If white farmers were being slaughtered in any other country, you’d never hear the end of it. Netflix would greenlight a miniseries, Twitter would melt down with hashtags, and NPR would produce a 12-part podcast narrated with somber piano music. But this is South Africa. And the victims are white. So, silence.
WTF Is Going On?
Since the end of apartheid, South Africa has wrestled with its bloody legacy. But in the name of justice, it appears the pendulum is swinging past equality and into vengeance.
White South African farmers, a small minority, have increasingly become the targets of violent attacks, home invasions, and in some cases, torture and murder.
The numbers vary depending on who you ask (shocker), but even conservative estimates show hundreds of attacks annually. Murders of farmers – disproportionately white – have become so common that groups have coined the term “farm attacks.”
This isn’t theoretical; there are statistics, body counts, and countless brutal stories that rarely breach Western headlines.
Enter Donald J. Trump.
During a tense sit-down with South African President Cyril Ramaphosa, Trump did something very Trump: he brought receipts. Actual articles, video clips, and statements asserting that white farmers were being systematically targeted.
Ramaphosa, visibly irritated, rejected the framing and insisted that violence in South Africa affects all races.
He’s not wrong — but he’s not entirely right either.
Why It Matters
Because if the roles were reversed, you know exactly how this would be treated. If Black farmers were being attacked and murdered by white mobs, CNN would be live-streaming from the fields.
Instead, we get crickets. Or worse, dismissals.

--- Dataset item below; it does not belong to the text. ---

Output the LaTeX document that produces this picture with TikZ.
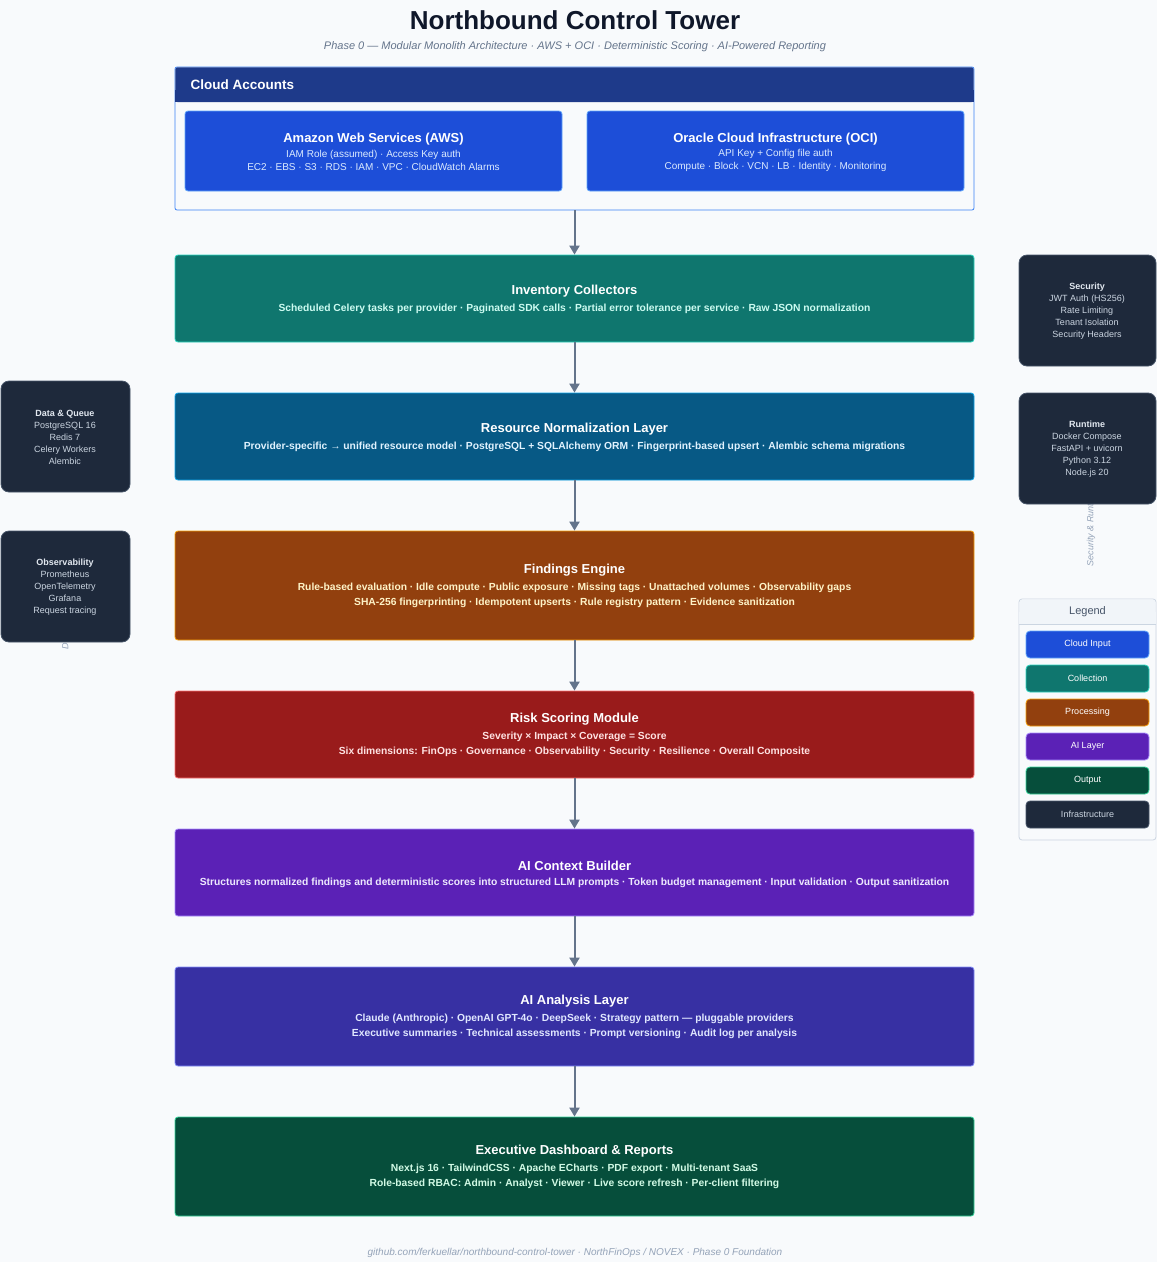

When Trump highlighted this issue, the media didn’t ask, “Is it true?” They screamed, “He’s a racist!” Which is code for: shut up, don’t ask questions, this isn’t the narrative you’re allowed to follow.
But here’s the catch: the violence is real. You can argue about the label “genocide” if you want to split hairs, but organized or not, people are dead.

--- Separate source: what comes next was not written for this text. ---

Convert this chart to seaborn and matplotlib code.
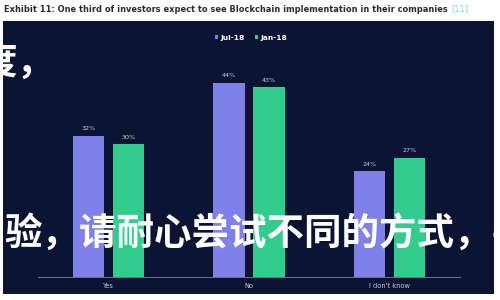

Families are being wiped out. And the victims just happen to be the wrong skin color to get global sympathy.
Who’s Saying What
- Triggered Say: “There is no genocide! This is white nationalist propaganda!”
- Reality Says: “Oh ok, so it’s not a full-blown Rwandan-style genocide. But denying the targeted killings entirely? That’s willful blindness.”
The UN and South African government claim that crime is high across the board. True. But we’re not talking about a purse-snatching in Cape Town. We’re talking about coordinated attacks on rural families, often with torture and execution-style killings. That’s not normal crime.
That’s something darker.
Deeper Dive
Post-apartheid South Africa introduced a policy of land reform, including talk of expropriation without compensation. Translated: take white-owned land and redistribute it. That alone turned up the temperature, especially with political groups chanting “Kill the Boer” (boer = farmer) at rallies.
Add to this economic instability, political corruption, and a fragile justice system, and you get a pressure cooker of resentment. The government denies any racial motive, but the rhetoric tells another story. And when the state flirts with racial revenge, it gives fringe elements the green light to act on it.
Trump, for all his flaws, saw something others wouldn’t touch. And in response to the attacks, he signed an executive order to fast-track refugee processing for white Afrikaners.
Cue outrage.
What Happens Next?
Will the U.S. continue to offer refuge? Will more countries step up? Or will the narrative managers keep pretending this isn’t happening?
Will the media admit that ignoring these stories for ideological reasons has real consequences?
Don’t hold your breath.
Mic Drop / Final Rant / CTA
This isn’t about Trump. It’s about truth. You can hate the man and still acknowledge he pointed at something real. But the media would rather ignore dead farmers than admit he was right.
Ask yourself: If the victims were anyone else, would you even be reading about it for the first time here?